• [Data extract]:

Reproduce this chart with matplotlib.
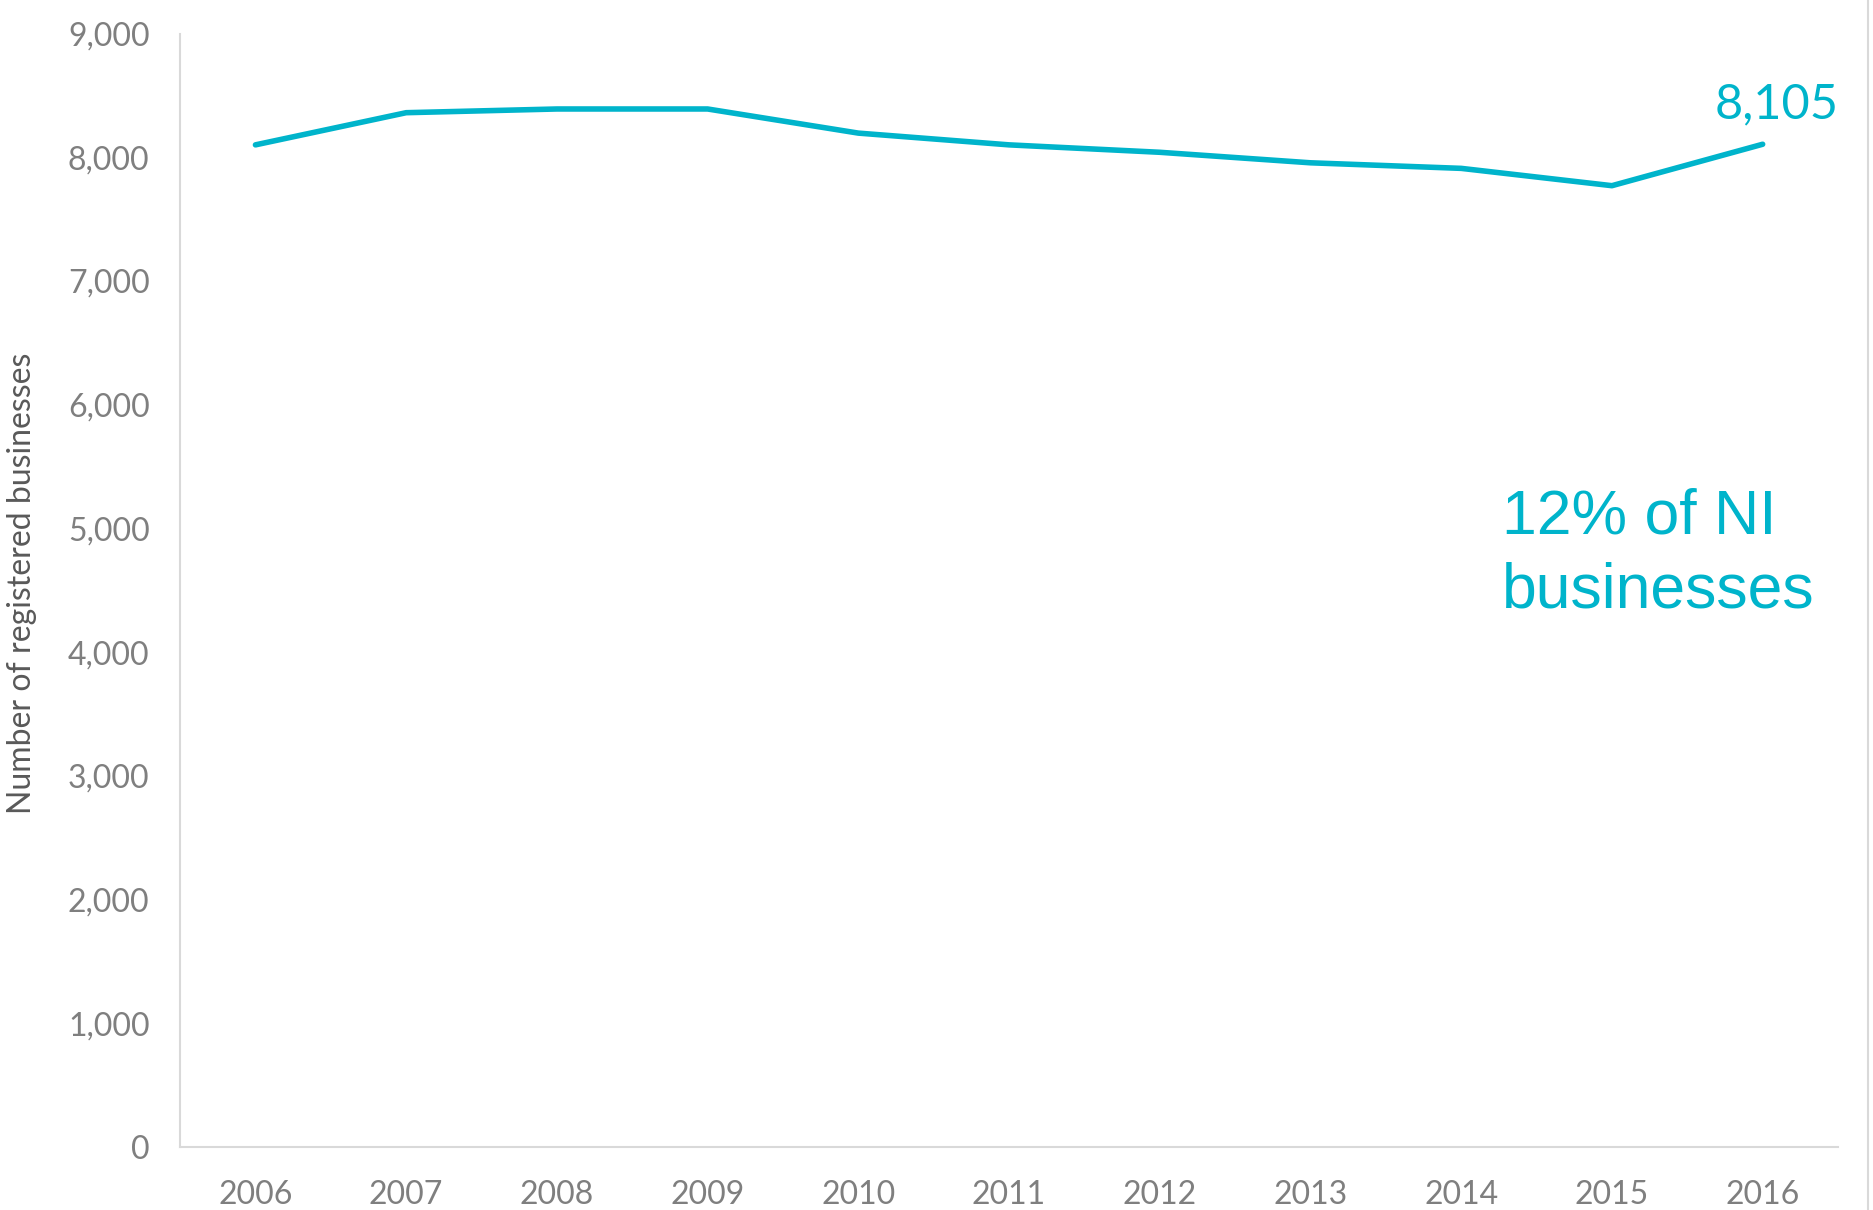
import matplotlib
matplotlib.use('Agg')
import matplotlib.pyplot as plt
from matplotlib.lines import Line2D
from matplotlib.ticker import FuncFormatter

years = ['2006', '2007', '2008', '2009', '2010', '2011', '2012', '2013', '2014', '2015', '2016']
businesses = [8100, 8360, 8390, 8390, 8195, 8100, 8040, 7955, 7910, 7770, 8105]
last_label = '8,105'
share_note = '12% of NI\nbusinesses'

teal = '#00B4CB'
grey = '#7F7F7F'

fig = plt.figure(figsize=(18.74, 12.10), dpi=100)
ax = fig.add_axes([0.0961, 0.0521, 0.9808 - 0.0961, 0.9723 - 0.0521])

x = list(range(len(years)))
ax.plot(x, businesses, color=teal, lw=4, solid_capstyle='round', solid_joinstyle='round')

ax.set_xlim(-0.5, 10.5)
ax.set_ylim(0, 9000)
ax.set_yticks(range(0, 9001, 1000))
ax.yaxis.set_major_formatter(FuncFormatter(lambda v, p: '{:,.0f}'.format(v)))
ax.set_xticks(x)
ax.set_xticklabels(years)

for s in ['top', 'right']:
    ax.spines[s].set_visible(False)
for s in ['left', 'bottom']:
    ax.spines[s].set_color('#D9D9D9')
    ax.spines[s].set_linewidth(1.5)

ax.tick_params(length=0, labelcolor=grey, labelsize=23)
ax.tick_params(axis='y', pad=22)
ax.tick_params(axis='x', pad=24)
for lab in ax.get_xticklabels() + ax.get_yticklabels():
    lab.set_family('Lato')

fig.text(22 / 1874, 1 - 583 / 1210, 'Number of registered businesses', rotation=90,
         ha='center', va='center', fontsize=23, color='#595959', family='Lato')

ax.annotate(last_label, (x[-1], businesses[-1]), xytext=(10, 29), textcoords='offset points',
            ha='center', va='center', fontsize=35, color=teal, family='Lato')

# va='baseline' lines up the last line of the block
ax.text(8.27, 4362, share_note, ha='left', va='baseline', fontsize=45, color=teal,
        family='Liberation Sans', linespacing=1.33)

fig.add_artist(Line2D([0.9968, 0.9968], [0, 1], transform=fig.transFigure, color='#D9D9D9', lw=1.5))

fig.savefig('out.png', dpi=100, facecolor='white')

• [What is being asked]:
Restate, line by line and word for word, everything from the top of the material through the line that contains "grey = '#7F7F7F'". Leave pictures out.

• [Expected answer]:
Reproduce this chart with matplotlib.
import matplotlib
matplotlib.use('Agg')
import matplotlib.pyplot as plt
from matplotlib.lines import Line2D
from matplotlib.ticker import FuncFormatter

years = ['2006', '2007', '2008', '2009', '2010', '2011', '2012', '2013', '2014', '2015', '2016']
businesses = [8100, 8360, 8390, 8390, 8195, 8100, 8040, 7955, 7910, 7770, 8105]
last_label = '8,105'
share_note = '12% of NI\nbusinesses'

teal = '#00B4CB'
grey = '#7F7F7F'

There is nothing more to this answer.